It was a day of huge symbolism in December 2019 when Prime Minister Boris Johnson arrived in the County Durham constituency which for years had been the patch of Labour premier Tony Blair.

Sedgefield was one of a swathe of ‘red wall’ seats where voters cast off decades of tradition to vote Conservative for the first time, ushering in an 80-seat majority for what seemed to be an invincible PM.

“I know that people may have been breaking the voting habits of generations to vote for us,” Mr Johnson said. “And I want the people of the North East to know that we, in the Conservative Party, and I will repay your trust.”

Read more : action needed on cost of living

Fast forward to July 2022 – three years almost to the day since the phrase ‘levelling up’ was coined – and the slogan used to sum up his plan to spread opportunity to left-behind parts of the country in the North and Midlands is starting to ring hollow. The twin headwinds of the pandemic and the cost-of-living crisis – plus the constant whirr of scandal surrounding the PM himself – have understandably dominated the Government’s attention and left little bandwidth for the task of undoing decades of worsening inequality.

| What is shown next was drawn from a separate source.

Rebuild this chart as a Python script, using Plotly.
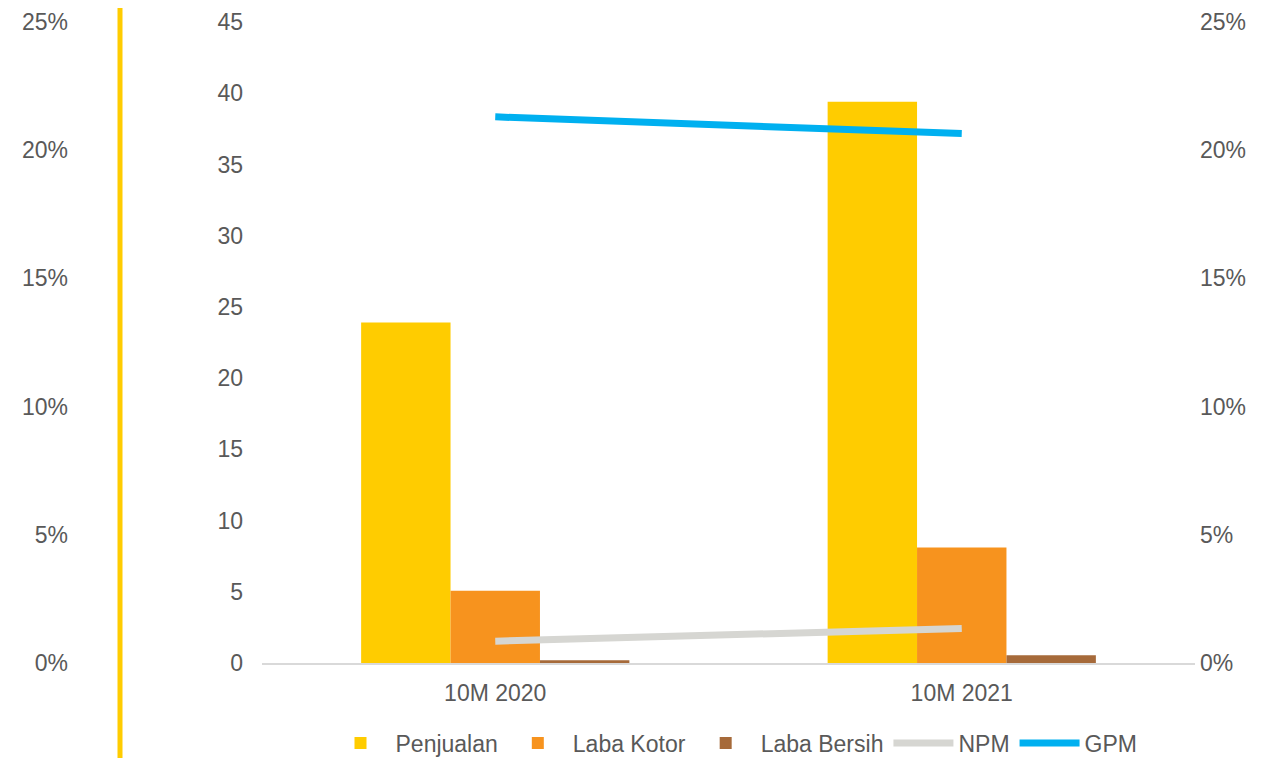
import plotly.graph_objects as go

categories = ["10M 2020", "10M 2021"]
penjualan = [23.9, 39.4]
laba_kotor = [5.07, 8.1]
laba_bersih = [0.2, 0.55]
npm = [0.0085, 0.0135]
gpm = [0.213, 0.2065]

left_ticks = [0, 5, 10, 15, 20, 25, 30, 35, 40, 45]
pct_ticks = [0, 0.05, 0.10, 0.15, 0.20, 0.25]
pct_labels = ["0%", "5%", "10%", "15%", "20%", "25%"]

FONT = "Liberation Sans, Arial, sans-serif"
GREY = "#595959"
FS = 23

fig = go.Figure()
fig.add_trace(go.Bar(x=categories, y=penjualan, name="Penjualan", marker_color="#FFCC00", marker_line_width=0))
fig.add_trace(go.Bar(x=categories, y=laba_kotor, name="Laba Kotor", marker_color="#F7931E", marker_line_width=0))
fig.add_trace(go.Bar(x=categories, y=laba_bersih, name="Laba Bersih", marker_color="#A66A3A", marker_line_width=0))
fig.add_trace(go.Scatter(x=categories, y=npm, name="NPM", mode="lines", yaxis="y2",
                         line=dict(color="#D6D6D2", width=7)))
fig.add_trace(go.Scatter(x=categories, y=gpm, name="GPM", mode="lines", yaxis="y2",
                         line=dict(color="#00B0F0", width=7)))
# invisible trace to activate far-left percent axis
fig.add_trace(go.Scatter(x=categories, y=[None, None], yaxis="y3", showlegend=False, hoverinfo="skip"))

# page offset (browser body margin) compensation
OFF = 8
W, H = 1287 - OFF, 758 - OFF
ml, mr, mt, mb = 70 - OFF, 90, 22 - OFF, 95
pw = W - ml - mr
ph = H - mt - mb


def px_x(x):
    return (x - OFF - ml) / pw


fig.update_layout(
    width=W, height=H,
    margin=dict(l=ml, r=mr, t=mt, b=mb, autoexpand=False),
    paper_bgcolor="white", plot_bgcolor="white",
    font=dict(family=FONT, size=FS, color=GREY),
    barmode="group", bargap=0.425, bargroupgap=0,
    showlegend=True,
    legend=dict(orientation="h", xref="container", yref="container",
                x=(734 - OFF) / W, xanchor="center",
                y=(758 - 743) / H, yanchor="middle",
                font=dict(size=FS, color=GREY, family=FONT),
                itemwidth=60, tracegroupgap=0, traceorder="normal"),
    xaxis=dict(domain=[px_x(262), px_x(1195)], automargin=False,
               showline=True, linecolor="#D9D9D9", linewidth=2,
               showgrid=False, zeroline=False, ticks="", ticklabelstandoff=8,
               tickfont=dict(size=FS, color=GREY)),
    yaxis=dict(range=[0, 45], tickvals=left_ticks, showgrid=False, zeroline=False,
               showline=False, ticks="", ticklabelstandoff=18, automargin=False,
               ticklabeloverflow="allow",
               tickfont=dict(size=FS, color=GREY)),
    yaxis2=dict(range=[0, 0.25], overlaying="y", side="right", anchor="x",
                tickvals=pct_ticks, ticktext=pct_labels, showgrid=False, zeroline=False,
                showline=False, ticks="", ticklabelstandoff=4, automargin=False,
                ticklabeloverflow="allow",
                tickfont=dict(size=FS, color=GREY)),
    yaxis3=dict(range=[0, 0.25], overlaying="y", side="left", anchor="free", position=0,
                tickvals=pct_ticks, ticktext=pct_labels, showgrid=False, zeroline=False,
                showline=False, ticks="", ticklabelstandoff=2, automargin=False,
                ticklabeloverflow="allow",
                tickfont=dict(size=FS, color=GREY)),
    shapes=[dict(type="line", xref="paper", yref="paper",
                 x0=px_x(120), x1=px_x(120),
                 y0=-mb / ph - 0.02, y1=1 + mt / ph + 0.02,
                 line=dict(color="#FFCC00", width=5))],
)

fig.write_html("out.html")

But as a recent report set out all too clearly, in many parts of the North the events of the last two years have actually set the cause back even further.

Rishi Sunak and Liz Truss are the final two candidates who are going head to head to become the next Conservative leader and Prime Minister
Rishi Sunak and Liz Truss are the final two candidates who are going head to head to become the next Conservative leader and Prime Minister

In figures which shame any developed nation, child poverty rates in the North East have soared from 26% in 2015 to 38% in 2021, despite falling in the South. After a pandemic which hit the North’s towns, villages and cities harder than those in the South East, the argument for taking strong, concerted action is more powerful than ever.

Mr Johnson has in the last two years named a key department after ‘levelling up’ and tasked one of his most able Ministers – Michael Gove – with delivering his agenda. Thousands of Government workers are moving to Darlington and Leeds from London and the North now has three low-tax ‘freeports’ on top of the £4.8bn Levelling Up Fund doling out cash for local regeneration projects.

But for the thousands of families across the North still held back by non-existent transport and a lack of jobs and skills, the idea that their communities are being ‘levelled up’ must seem almost laughable. So with Boris Johnson now on his way out and Michael Gove abruptly sacked, it’s all the more alarming to read multiple reports in the national press that the agenda could be junked by the next PM.

Though the two remaining hopefuls, Rishi Sunak and Liz Truss, have made many of the right noises about their commitment to the cause, it’s been far from a top priority in a debate largely focused on tax cuts and culture wars. Reports suggest that Tory strategists are worried the perception of favouring neglected parts of the North will cost them as they defend seats in the affluent South East from the Liberal Democrats.

But bridging the gap between London and the neglected regions is a job of decades and – if the example of East and West Germany is anything to go by – trillions, rather than billions of pounds. The aim is not just to apply a sticking plaster to the problems communities face in 2022 but to address why Northern towns and cities are more likely to face them.

At the heart of the issue is that the average Northern worker – for a whole host of reasons – is 50% less productive than one in London, a gap that’s widened rapidly in recent years.

There’s no escaping the fact that any leader serious about the task of bridging this gap will have to make hard decisions about where and how it spends its money. But new analysis by the IPPR North think-tank released today shows the gap in public spending between the North and the rest of the country has actually widened during the last three years.

The North deserves to know where the two contenders to be our next Prime Minister stand on these issues and whether they’re truly committed to the hard decisions necessary to end the status quo. And ahead of the first regional leadership hustings in the North this week, major news titles across our region today put the following five key questions to the two candidates:

  • What will you do to make sure the commitments made to the North by your predecessors as Prime Minister are kept?
  • The average worker in the North is 50% less productive than one in London, what will you do to address this widening gap?
  • What will you do to address spiralling rates of child poverty in parts of Northern England?
  • How far will you go to give Northern leaders control over education and skills, transport and health budgets currently held by Westminster, and will you give them more powers to raise or lower taxes to boost local economies?
  • Will you retain a government department responsible for tackling regional inequalities with a Cabinet-level Minister for whom this is their main job?

We’ll publish the responses later this week. And with Labour making the case that they’re now the true party of levelling up, we’ll be asking them to answer too.

As Conservative members in the North of England weigh up who to choose as the next Prime Minister, they should be looking not just at who might help them win the next election but their vision for the North.

Rosie Lockwood, head of advocacy at IPPR North, said: “The North deserves nothing more than the next Prime Minister to step through the door of Number 10 and set to work unlocking its potential. Northern prosperity is national prosperity.”

Anything but full-throated commitment to this agenda would be a betrayal of the Northern voters who backed Boris Johnson in 2019. Worse than that, it would be an admission of defeat for the idea that everyone in this country should have a fair chance of success, no matter where they live.